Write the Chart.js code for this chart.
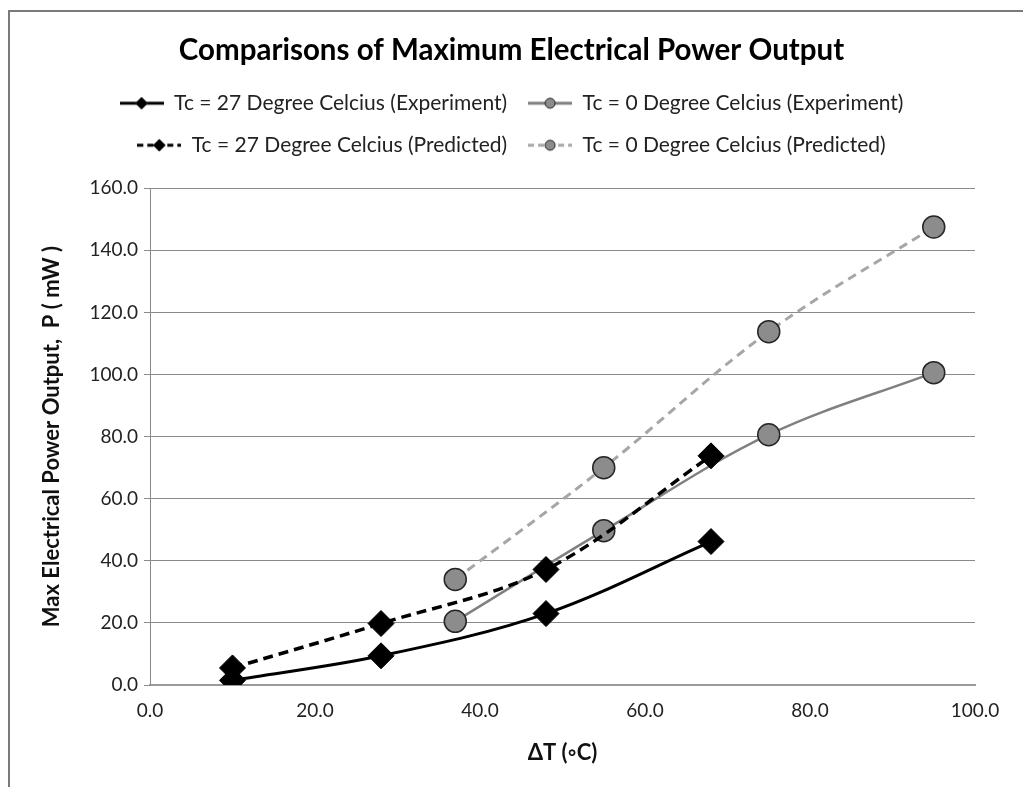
<!DOCTYPE html>
<html>
<head>
<meta charset="utf-8">
<script src="https://cdn.jsdelivr.net/npm/chart.js@4/dist/chart.umd.min.js"></script>
<style>
  html, body { margin: 0; padding: 0; background: #fff; }
  #wrap { position: relative; width: 1023px; height: 787px; }
</style>
</head>
<body>
<div id="wrap"><canvas id="powerChart"></canvas></div>
<script>
// ΔT values (Th - Tc) for each cold-side temperature
const deltaT27 = [10, 28, 48, 68];
const deltaT0 = [37, 55, 75, 95];

// max power output, mW
const powerExp27 = [1.5, 9.4, 23.0, 46.2];
const powerPred27 = [5.5, 19.8, 37.2, 73.8];
const powerExp0 = [20.5, 49.7, 80.6, 100.6];
const powerPred0 = [34.0, 70.0, 113.8, 147.5];

const seriesNames = [
  'Tc = 27 Degree Celcius (Experiment)',
  'Tc = 0 Degree Celcius (Experiment)',
  'Tc = 27 Degree Celcius (Predicted)',
  'Tc = 0 Degree Celcius (Predicted)'
];

const FONT = "Lato, 'Open Sans', sans-serif";

function toPoints(xs, ys) {
  return xs.map((x, i) => ({ x: x, y: ys[i] }));
}

// legend icon: line segment with a small marker in the middle
function legendIcon(color, dash, shape, fill) {
  const c = document.createElement('canvas');
  c.width = 44;
  c.height = 16;
  const g = c.getContext('2d');
  g.strokeStyle = color;
  g.lineWidth = 3;
  g.setLineDash(dash);
  g.beginPath();
  g.moveTo(0, 8);
  g.lineTo(44, 8);
  g.stroke();
  g.setLineDash([]);
  g.fillStyle = fill;
  g.strokeStyle = '#222';
  g.lineWidth = 1;
  g.beginPath();
  if (shape === 'diamond') {
    g.moveTo(22, 2); g.lineTo(28, 8); g.lineTo(22, 14); g.lineTo(16, 8); g.closePath();
  } else {
    g.arc(22, 8, 5, 0, Math.PI * 2);
  }
  g.fill();
  g.stroke();
  return c;
}

const legendIcons = [
  legendIcon('#000', [], 'diamond', '#000'),
  legendIcon('#808080', [], 'circle', '#8c8c8c'),
  legendIcon('#000', [6, 4], 'diamond', '#000'),
  legendIcon('#a6a6a6', [6, 4], 'circle', '#8c8c8c')
];

// frame around the picture (left and top edges only)
const framePlugin = {
  id: 'frame',
  beforeDraw(chart) {
    const g = chart.ctx;
    g.save();
    g.strokeStyle = '#7a7a7a';
    g.lineWidth = 2;
    g.beginPath();
    g.moveTo(9, 787);
    g.lineTo(9, 11);
    g.lineTo(1023, 11);
    g.stroke();
    g.restore();
  }
};

const ctx = document.getElementById('powerChart');
new Chart(ctx, {
  type: 'line',
  data: {
    datasets: [
      {
        label: seriesNames[0],
        data: toPoints(deltaT27, powerExp27),
        borderColor: '#000',
        borderWidth: 3,
        pointStyle: 'rectRot',
        pointRadius: 13,
        pointBackgroundColor: '#000',
        pointBorderColor: '#000',
        pointBorderWidth: 1,
        tension: 0.35,
        order: 4
      },
      {
        label: seriesNames[1],
        data: toPoints(deltaT0, powerExp0),
        borderColor: '#808080',
        borderWidth: 2.5,
        pointStyle: 'circle',
        pointRadius: 11,
        pointBackgroundColor: '#8c8c8c',
        pointBorderColor: '#262626',
        pointBorderWidth: 1.5,
        tension: 0.35,
        order: 3
      },
      {
        label: seriesNames[2],
        data: toPoints(deltaT27, powerPred27),
        borderColor: '#000',
        borderWidth: 3.5,
        borderDash: [10, 6],
        pointStyle: 'rectRot',
        pointRadius: 13,
        pointBackgroundColor: '#000',
        pointBorderColor: '#000',
        pointBorderWidth: 1,
        tension: 0.35,
        order: 2
      },
      {
        label: seriesNames[3],
        data: toPoints(deltaT0, powerPred0),
        borderColor: '#a6a6a6',
        borderWidth: 3,
        borderDash: [9, 6],
        pointStyle: 'circle',
        pointRadius: 11,
        pointBackgroundColor: '#8c8c8c',
        pointBorderColor: '#262626',
        pointBorderWidth: 1.5,
        tension: 0.35,
        order: 1
      }
    ]
  },
  options: {
    responsive: true,
    maintainAspectRatio: false,
    animation: false,
    events: [],
    layout: { padding: 0 },
    plugins: {
      title: {
        display: true,
        text: 'Comparisons of Maximum Electrical Power Output',
        color: '#000',
        font: { size: 29.5, weight: 'bold', family: FONT },
        padding: { top: 32.3, bottom: 4 }
      },
      subtitle: {
        // spacer between the legend and the plot
        display: true,
        text: '',
        weight: 500,
        font: { size: 1, lineHeight: 1 },
        padding: { top: 21.5, bottom: 0 }
      },
      legend: {
        position: 'top',
        labels: {
          usePointStyle: true,
          pointStyleWidth: 44,
          color: '#222',
          padding: 21,
          font: { size: 21, family: FONT },
          sort: (a, b) => a.datasetIndex - b.datasetIndex,
          generateLabels: function(chart) {
            const items = Chart.defaults.plugins.legend.labels.generateLabels(chart);
            items.forEach(it => { it.pointStyle = legendIcons[it.datasetIndex]; });
            return items;
          }
        }
      },
      tooltip: { enabled: false }
    },
    scales: {
      x: {
        type: 'linear',
        min: 0,
        max: 100,
        afterFit: function(scale) { scale.height = 102; },
        grid: { display: false, drawTicks: false },
        border: { display: true, color: '#9a9a9a', width: 2 },
        ticks: {
          stepSize: 20,
          padding: 14,
          color: '#222',
          font: { size: 19, family: FONT },
          callback: v => v.toFixed(1)
        },
        title: {
          display: true,
          text: 'ΔT (◦C)',
          color: '#111',
          font: { size: 22, weight: 'bold', family: FONT },
          padding: { top: 0, bottom: 21 }
        }
      },
      y: {
        min: 0,
        max: 160,
        afterFit: function(scale) { scale.width = 150; },
        grid: { color: '#8a8a8a', lineWidth: 1, tickLength: 6 },
        border: { display: true, color: '#8a8a8a', width: 1 },
        ticks: {
          stepSize: 20,
          padding: 6,
          color: '#222',
          font: { size: 19, family: FONT },
          callback: v => v.toFixed(1)
        },
        title: {
          display: true,
          text: 'Max Electrical Power Output,  P ( mW )',
          color: '#111',
          font: { size: 22, weight: 'bold', family: FONT },
          padding: { top: 38.8, bottom: 0 }
        }
      },
      // empty right-hand margin so the plot ends at ΔT = 100 like the original
      yRight: {
        position: 'right',
        afterFit: function(scale) { scale.width = 48; },
        grid: { display: false, drawTicks: false },
        border: { display: false },
        ticks: { display: false }
      }
    }
  },
  plugins: [framePlugin]
});
</script>
</body>
</html>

-- WORK TO DO --
Skip the pictures, then retype every line above exactly.

-- PROBLEM SOLUTION --
Write the Chart.js code for this chart.
<!DOCTYPE html>
<html>
<head>
<meta charset="utf-8">
<script src="https://cdn.jsdelivr.net/npm/chart.js@4/dist/chart.umd.min.js"></script>
<style>
  html, body { margin: 0; padding: 0; background: #fff; }
  #wrap { position: relative; width: 1023px; height: 787px; }
</style>
</head>
<body>
<div id="wrap"><canvas id="powerChart"></canvas></div>
<script>
// ΔT values (Th - Tc) for each cold-side temperature
const deltaT27 = [10, 28, 48, 68];
const deltaT0 = [37, 55, 75, 95];

// max power output, mW
const powerExp27 = [1.5, 9.4, 23.0, 46.2];
const powerPred27 = [5.5, 19.8, 37.2, 73.8];
const powerExp0 = [20.5, 49.7, 80.6, 100.6];
const powerPred0 = [34.0, 70.0, 113.8, 147.5];

const seriesNames = [
  'Tc = 27 Degree Celcius (Experiment)',
  'Tc = 0 Degree Celcius (Experiment)',
  'Tc = 27 Degree Celcius (Predicted)',
  'Tc = 0 Degree Celcius (Predicted)'
];

const FONT = "Lato, 'Open Sans', sans-serif";

function toPoints(xs, ys) {
  return xs.map((x, i) => ({ x: x, y: ys[i] }));
}

// legend icon: line segment with a small marker in the middle
function legendIcon(color, dash, shape, fill) {
  const c = document.createElement('canvas');
  c.width = 44;
  c.height = 16;
  const g = c.getContext('2d');
  g.strokeStyle = color;
  g.lineWidth = 3;
  g.setLineDash(dash);
  g.beginPath();
  g.moveTo(0, 8);
  g.lineTo(44, 8);
  g.stroke();
  g.setLineDash([]);
  g.fillStyle = fill;
  g.strokeStyle = '#222';
  g.lineWidth = 1;
  g.beginPath();
  if (shape === 'diamond') {
    g.moveTo(22, 2); g.lineTo(28, 8); g.lineTo(22, 14); g.lineTo(16, 8); g.closePath();
  } else {
    g.arc(22, 8, 5, 0, Math.PI * 2);
  }
  g.fill();
  g.stroke();
  return c;
}

const legendIcons = [
  legendIcon('#000', [], 'diamond', '#000'),
  legendIcon('#808080', [], 'circle', '#8c8c8c'),
  legendIcon('#000', [6, 4], 'diamond', '#000'),
  legendIcon('#a6a6a6', [6, 4], 'circle', '#8c8c8c')
];

// frame around the picture (left and top edges only)
const framePlugin = {
  id: 'frame',
  beforeDraw(chart) {
    const g = chart.ctx;
    g.save();
    g.strokeStyle = '#7a7a7a';
    g.lineWidth = 2;
    g.beginPath();
    g.moveTo(9, 787);
    g.lineTo(9, 11);
    g.lineTo(1023, 11);
    g.stroke();
    g.restore();
  }
};

const ctx = document.getElementById('powerChart');
new Chart(ctx, {
  type: 'line',
  data: {
    datasets: [
      {
        label: seriesNames[0],
        data: toPoints(deltaT27, powerExp27),
        borderColor: '#000',
        borderWidth: 3,
        pointStyle: 'rectRot',
        pointRadius: 13,
        pointBackgroundColor: '#000',
        pointBorderColor: '#000',
        pointBorderWidth: 1,
        tension: 0.35,
        order: 4
      },
      {
        label: seriesNames[1],
        data: toPoints(deltaT0, powerExp0),
        borderColor: '#808080',
        borderWidth: 2.5,
        pointStyle: 'circle',
        pointRadius: 11,
        pointBackgroundColor: '#8c8c8c',
        pointBorderColor: '#262626',
        pointBorderWidth: 1.5,
        tension: 0.35,
        order: 3
      },
      {
        label: seriesNames[2],
        data: toPoints(deltaT27, powerPred27),
        borderColor: '#000',
        borderWidth: 3.5,
        borderDash: [10, 6],
        pointStyle: 'rectRot',
        pointRadius: 13,
        pointBackgroundColor: '#000',
        pointBorderColor: '#000',
        pointBorderWidth: 1,
        tension: 0.35,
        order: 2
      },
      {
        label: seriesNames[3],
        data: toPoints(deltaT0, powerPred0),
        borderColor: '#a6a6a6',
        borderWidth: 3,
        borderDash: [9, 6],
        pointStyle: 'circle',
        pointRadius: 11,
        pointBackgroundColor: '#8c8c8c',
        pointBorderColor: '#262626',
        pointBorderWidth: 1.5,
        tension: 0.35,
        order: 1
      }
    ]
  },
  options: {
    responsive: true,
    maintainAspectRatio: false,
    animation: false,
    events: [],
    layout: { padding: 0 },
    plugins: {
      title: {
        display: true,
        text: 'Comparisons of Maximum Electrical Power Output',
        color: '#000',
        font: { size: 29.5, weight: 'bold', family: FONT },
        padding: { top: 32.3, bottom: 4 }
      },
      subtitle: {
        // spacer between the legend and the plot
        display: true,
        text: '',
        weight: 500,
        font: { size: 1, lineHeight: 1 },
        padding: { top: 21.5, bottom: 0 }
      },
      legend: {
        position: 'top',
        labels: {
          usePointStyle: true,
          pointStyleWidth: 44,
          color: '#222',
          padding: 21,
          font: { size: 21, family: FONT },
          sort: (a, b) => a.datasetIndex - b.datasetIndex,
          generateLabels: function(chart) {
            const items = Chart.defaults.plugins.legend.labels.generateLabels(chart);
            items.forEach(it => { it.pointStyle = legendIcons[it.datasetIndex]; });
            return items;
          }
        }
      },
      tooltip: { enabled: false }
    },
    scales: {
      x: {
        type: 'linear',
        min: 0,
        max: 100,
        afterFit: function(scale) { scale.height = 102; },
        grid: { display: false, drawTicks: false },
        border: { display: true, color: '#9a9a9a', width: 2 },
        ticks: {
          stepSize: 20,
          padding: 14,
          color: '#222',
          font: { size: 19, family: FONT },
          callback: v => v.toFixed(1)
        },
        title: {
          display: true,
          text: 'ΔT (◦C)',
          color: '#111',
          font: { size: 22, weight: 'bold', family: FONT },
          padding: { top: 0, bottom: 21 }
        }
      },
      y: {
        min: 0,
        max: 160,
        afterFit: function(scale) { scale.width = 150; },
        grid: { color: '#8a8a8a', lineWidth: 1, tickLength: 6 },
        border: { display: true, color: '#8a8a8a', width: 1 },
        ticks: {
          stepSize: 20,
          padding: 6,
          color: '#222',
          font: { size: 19, family: FONT },
          callback: v => v.toFixed(1)
        },
        title: {
          display: true,
          text: 'Max Electrical Power Output,  P ( mW )',
          color: '#111',
          font: { size: 22, weight: 'bold', family: FONT },
          padding: { top: 38.8, bottom: 0 }
        }
      },
      // empty right-hand margin so the plot ends at ΔT = 100 like the original
      yRight: {
        position: 'right',
        afterFit: function(scale) { scale.width = 48; },
        grid: { display: false, drawTicks: false },
        border: { display: false },
        ticks: { display: false }
      }
    }
  },
  plugins: [framePlugin]
});
</script>
</body>
</html>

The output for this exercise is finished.